What is Giving Compass?
We connect donors to learning resources and ways to support community-led solutions. Learn more about us.
Giving Compass' Take:
• Lexa Rijos and Jamie Roadman share their son's story of attending a public Montessori school in San Antonio, and the effects that integrated learning has on childhood development.
• How is the Montessori learning environment different and beneficial for young students? How can it be replicated throughout public education?
• Read about how the Bezos Day One Fund investment will go to preschools inspired by the Montessori model.

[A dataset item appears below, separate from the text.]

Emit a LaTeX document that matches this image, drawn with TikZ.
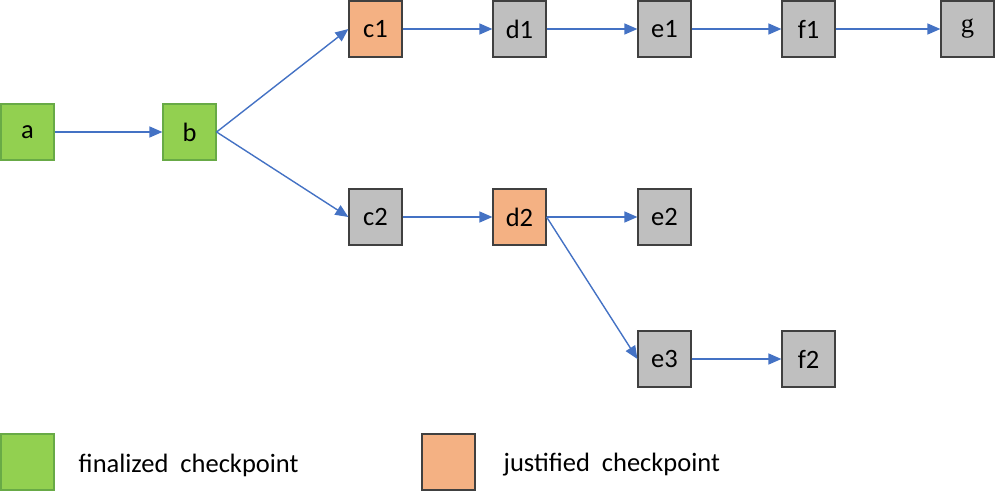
\documentclass[tikz,border=0pt]{standalone}
\usepackage{fontspec}
\setmainfont{Carlito}
\newfontfamily\serifg{Liberation Serif}
\usepackage{tikz}
\usetikzlibrary{arrows.meta}

\definecolor{final}{RGB}{146,208,80}
\definecolor{finalline}{RGB}{104,170,70}
\definecolor{justif}{RGB}{244,177,131}
\definecolor{plain}{RGB}{191,191,191}
\definecolor{boxline}{RGB}{64,64,64}
\definecolor{arrowblue}{RGB}{68,114,196}

\begin{document}
\begin{tikzpicture}[x=1pt, y=-1pt, thick,
	every node/.style={font=\fontsize{26.5}{31}\selectfont},
	main node/.style={draw=boxline, line width=1.2pt, minimum width=53pt, minimum height=56pt, inner sep=0pt},
	fin node/.style={main node, draw=finalline, fill=final},
	just node/.style={main node, fill=justif},
	grey node/.style={main node, fill=plain},
	link line/.style={draw=arrowblue, line width=1.4pt, -{Triangle[length=13pt,width=11pt]}}]
	\useasboundingbox (0,0) rectangle (995,494);
	\node[fin node] (a) at (27.5,132) {a};
	\node[fin node] (b) at (189.5,132) {b};
	\node[just node] (c1) at (375.5,29) {c1};
	\node[grey node] (d1) at (519.5,29) {d1};
	\node[grey node] (e1) at (664.5,29) {e1};
	\node[grey node] (f1) at (808.5,29) {f1};
	\node[grey node] (g) at (967.5,29) {\serifg g};
	\node[grey node] (c2) at (375.5,217) {c2};
	\node[just node] (d2) at (519.5,217) {d2};
	\node[grey node] (e2) at (664.5,217) {e2};
	\node[grey node] (e3) at (664.5,359) {e3};
	\node[grey node] (f2) at (808.5,359) {f2};
	\foreach \from/\to in {a/b, c1/d1, d1/e1, e1/f1, f1/g, c2/d2, d2/e2, e3/f2}
		\draw[link line] (\from) -- (\to);
	\draw[link line] (b.east) -- (c1.west);
	\draw[link line] (b.east) -- (c2.west);
	\draw[link line] (d2.east) -- (e3.west);
	% legend
	\node[fin node] (key1) at (27.5,462) {};
	\node[anchor=west] (key1 text) at (75,465) {finalized\ \ checkpoint};
	\node[just node] (key2) at (448.5,462) {};
	\node[anchor=west] (key2 text) at (500,465) {justified\ \ checkpoint};
\end{tikzpicture}
\end{document}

When Lexa Rijos and Jamie Roadman bought a picture-perfect bungalow in San Antonio’s historic Highland Park neighborhood, they didn’t have kids and so didn’t think to investigate the local schools. Four years ago, when Santiago was born, that changed. The San Antonio Independent School District didn’t have a great reputation, so Rijos and Roadman imagined they would have to move away from their funky urban haunts or somehow find the money for private school tuition.
Rijos was investigating preschools and she was amazed to learn that Steele Montessori Academy was opening just down the street and enrolling children as young as 3. Now the couple walk their son to school every morning and go back often at night for school-wide family activities.
One of the things the family appreciates is the fact that Steele intentionally recruits and enrolls students whose families come from a range of income levels, as well as children with disabilities. Montessori’s methods were originally created to help develop self-regulation skills in children with intellectual or developmental delays. In Santiago’s mixed-age classroom, it’s impossible for visitors to tell which students receive special education services.
Steele is one of 31 dynamic and diverse-by-design schools that anchor San Antonio ISD’s plan to use a carefully calibrated combination of socioeconomic integration and school choice to break up concentrations of poverty in the district’s schools and ensure that when students graduate they are ready to go to college and stay until they earn a degree.